Review: There's no denying it; Gaddis's JR is a hard book to get into. But once you've got into it, it's even harder to get out of. For a book that takes place entirely during the first half of a school year someplace on Long Island during the 70's, the diversity of characters, situations, and social circles is staggering. Characters include foul mouthed and foul minded sixth graders, failed intellectuals/alcoholics hiding out as school teachers, attorneys both earnest and corrupt, mid-level corporate bureaucrats, vicious corporate power brokers -- and that's only a partial catalog. As for the situations, just imagine the above types thrown against each other as a result of a sequence of wild, hilarious but ultimately plausible securities manipulations, and the end result is a portrait of our society in all its breadth and depth, with no wart unexamined. The book is as funny as it is frightening, especially considering how prophetic it is. Although the corporate vogue of the seventies was diversified conglomerates, Gaddis saw beyond that to the leveraged buyout schemes, vulture capitalism, and downsizing of the 80s and 90s. But it's not just a book about the culture of business; it's also about the business of culture. Gaddis makes composers, novelists, painters indirect accomplices in his comedy of horrors, despite their intentions and asprirations. But enough description; just read it, read it, read it.

Rating: 5 stars
Summary: American Masterpiece
Review: William Gaddis, who died in 1998, wrote experimental behemoth-sized novels about the breakdown of authenticity in post-50's America. His first novel, the 900 page "The Recognitions", is about a young painter who discovers he can make more money selling copies of old master paintings, than he can making original ones. Slowly, he begins to disappear (literally) in the novel, and becomes only known as 'him'.

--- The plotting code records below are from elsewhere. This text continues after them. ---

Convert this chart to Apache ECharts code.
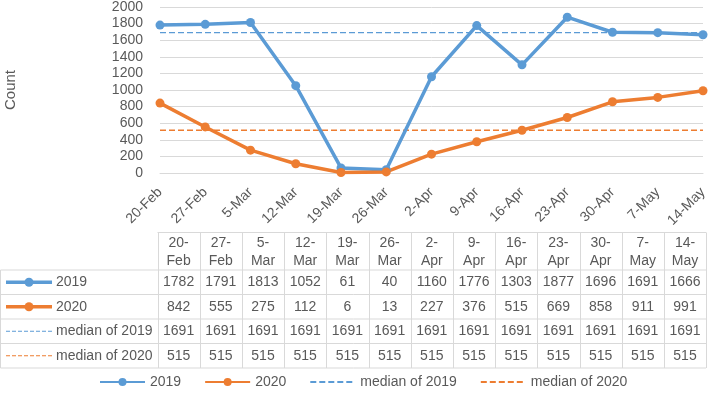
<!DOCTYPE html>
<html>
<head>
<meta charset="utf-8">
<script src="https://cdn.jsdelivr.net/npm/echarts@6/dist/echarts.min.js"></script>
<style>
	html, body { margin: 0; padding: 0; background: #fff; }
	#chart { width: 709px; height: 393px; }
</style>
</head>
<body>
<div id="chart"></div>
<script>
// chart data
var categories = ["20-Feb", "27-Feb", "5-Mar", "12-Mar", "19-Mar", "26-Mar", "2-Apr", "9-Apr", "16-Apr", "23-Apr", "30-Apr", "7-May", "14-May"];
var count2019 = [1782, 1791, 1813, 1052, 61, 40, 1160, 1776, 1303, 1877, 1696, 1691, 1666];
var count2020 = [842, 555, 275, 112, 6, 13, 227, 376, 515, 669, 858, 911, 991];
var median2019 = [1691, 1691, 1691, 1691, 1691, 1691, 1691, 1691, 1691, 1691, 1691, 1691, 1691];
var median2020 = [515, 515, 515, 515, 515, 515, 515, 515, 515, 515, 515, 515, 515];
var yTicks = [0, 200, 400, 600, 800, 1000, 1200, 1400, 1600, 1800, 2000];

var BLUE = "#5b9bd5";
var ORANGE = "#ed7d31";
var TEXT = "#595959";
var BORDER = "#d9d9d9";
var FONT = "'Liberation Sans', Arial, sans-serif";
var FS = 14;

var chart = echarts.init(document.getElementById("chart"));

/**
 * 数据表：表头、图例列、数值单元格。
 */
function buildTable()
{
	var els = [];
	var left = 157.5, colW = 42.2, right = left + colW * categories.length;
	var top = 232.5;
	var rowYs = [270, 294.5, 319, 343.5, 368];
	var rows = [
		{ name: "2019", values: count2019, color: BLUE, dashed: false },
		{ name: "2020", values: count2020, color: ORANGE, dashed: false },
		{ name: "median of 2019", values: median2019, color: BLUE, dashed: true },
		{ name: "median of 2020", values: median2020, color: ORANGE, dashed: true }
	];
	var lineStyle = { stroke: BORDER, lineWidth: 1 };

	// horizontal lines
	els.push({ type: "line", shape: { x1: left, y1: top, x2: right, y2: top }, style: lineStyle, silent: true });
	for(var i=0; i<rowYs.length; i++)
		els.push({ type: "line", shape: { x1: 0.5, y1: rowYs[i], x2: right, y2: rowYs[i] }, style: lineStyle, silent: true });

	// vertical lines
	els.push({ type: "line", shape: { x1: 0.5, y1: rowYs[0], x2: 0.5, y2: rowYs[rowYs.length-1] }, style: lineStyle, silent: true });
	for(var k=0; k<=categories.length; k++)
	{
		var x = Math.round(left + colW * k) + 0.5;
		els.push({ type: "line", shape: { x1: x, y1: top, x2: x, y2: rowYs[rowYs.length-1] }, style: lineStyle, silent: true });
	}

	// header
	for(var j=0; j<categories.length; j++)
	{
		var cx = left + colW * (j + 0.5);
		var parts = categories[j].split("-");
		els.push({ type: "text", x: cx, y: 243, silent: true,
			style: { text: parts[0] + "-", fill: TEXT, font: FS + "px " + FONT, align: "center", verticalAlign: "middle" } });
		els.push({ type: "text", x: cx, y: 261, silent: true,
			style: { text: parts[1], fill: TEXT, font: FS + "px " + FONT, align: "center", verticalAlign: "middle" } });
	}

	// rows
	for(var r=0; r<rows.length; r++)
	{
		var row = rows[r];
		var cy = (rowYs[r] + rowYs[r+1]) / 2;

		els.push({ type: "line", silent: true, shape: { x1: 6, y1: cy, x2: 52, y2: cy },
			style: { stroke: row.color, lineWidth: row.dashed ? 1.2 : 3.5, lineDash: row.dashed ? [4, 2] : null } });
		if(!row.dashed)
			els.push({ type: "circle", silent: true, shape: { cx: 29, cy: cy, r: 4.5 }, style: { fill: row.color } });

		els.push({ type: "text", x: 56, y: cy, silent: true,
			style: { text: row.name, fill: TEXT, font: FS + "px " + FONT, align: "left", verticalAlign: "middle" } });

		for(var c=0; c<row.values.length; c++)
		{
			els.push({ type: "text", x: left + colW * (c + 0.5), y: cy, silent: true,
				style: { text: String(row.values[c]), fill: TEXT, font: FS + "px " + FONT, align: "center", verticalAlign: "middle" } });
		}
	}

	return els;
}

var option = {
	animation: false,
	backgroundColor: "#fff",
	textStyle: { fontFamily: FONT },
	grid: { left: 160, right: 6, top: 7, bottom: 220, outerBoundsMode: "none" },
	legend: {
		left: 94,
		top: 370,
		itemWidth: 45,
		itemHeight: 10,
		itemGap: 23,
		textStyle: { color: TEXT, fontSize: FS, fontFamily: FONT },
		data: [
			"2019",
			"2020",
			{ name: "median of 2019", itemStyle: { opacity: 0 } },
			{ name: "median of 2020", itemStyle: { opacity: 0 } }
		]
	},
	xAxis: {
		type: "category",
		data: categories,
		boundaryGap: false,
		axisLine: { lineStyle: { color: BORDER } },
		axisTick: { show: false },
		axisLabel: { rotate: 45, margin: 17, color: TEXT, fontSize: FS, fontFamily: FONT, interval: 0 }
	},
	yAxis: {
		type: "value",
		min: yTicks[0],
		max: yTicks[yTicks.length-1],
		interval: yTicks[1] - yTicks[0],
		name: "Count",
		nameLocation: "middle",
		nameGap: 142,
		nameRotate: 90,
		nameTextStyle: { color: TEXT, fontSize: 15, fontFamily: FONT },
		axisLine: { show: false },
		axisTick: { show: false },
		axisLabel: { margin: 17, color: TEXT, fontSize: FS, fontFamily: FONT, formatter: function(v){ return String(v); } },
		splitLine: { lineStyle: { color: BORDER } }
	},
	series: [
		{
			name: "2019", type: "line", data: count2019,
			symbol: "circle", symbolSize: 9,
			itemStyle: { color: BLUE },
			lineStyle: { color: BLUE, width: 3.5 },
			z: 4
		},
		{
			name: "2020", type: "line", data: count2020,
			symbol: "circle", symbolSize: 9,
			itemStyle: { color: ORANGE },
			lineStyle: { color: ORANGE, width: 3.5 },
			z: 4
		},
		{
			name: "median of 2019", type: "line", data: median2019,
			symbol: "none",
			itemStyle: { color: BLUE },
			lineStyle: { color: BLUE, width: 1.4, type: [6, 3] },
			z: 3
		},
		{
			name: "median of 2020", type: "line", data: median2020,
			symbol: "none",
			itemStyle: { color: ORANGE },
			lineStyle: { color: ORANGE, width: 1.4, type: [6, 3] },
			z: 3
		}
	],
	graphic: buildTable()
};

chart.setOption(option);
</script>
</body>
</html>
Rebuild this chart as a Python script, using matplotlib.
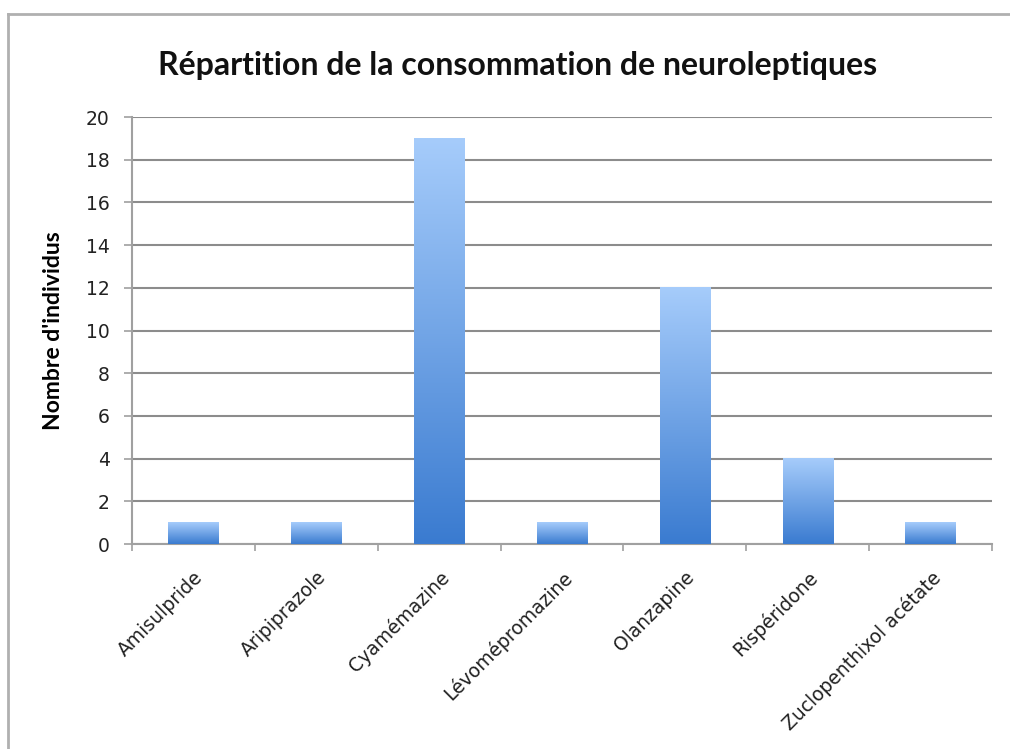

"JR", his second novel, is comprised of nothing more than voices- shouted, murmured, blundered out by a myriad of memorable characters. The only thing that separates the voices is the dash infront of the text, which is attributed to a particular character. However, the objective voice (Gaddis) makes rare and beautiful entrances, slipping into the incessant talking- and narrative time and space is 'adjusted' or 'deciphered'.

The novel is about a grade school boy, JR., who builds an empire using counterfeit stock he acquired for a class project. Readers are taken inside office buildings, through telephone wires, down elevators, listening to the frantic, inarticulate voices of businessmen in their trade. A labyrinth of vague associations and clandestine intensions are built, and the voices move out of the office and into the streets, through subways, in taxis, into people's apartments, where readers discover that beyond all the voices and deciept, people fall in love.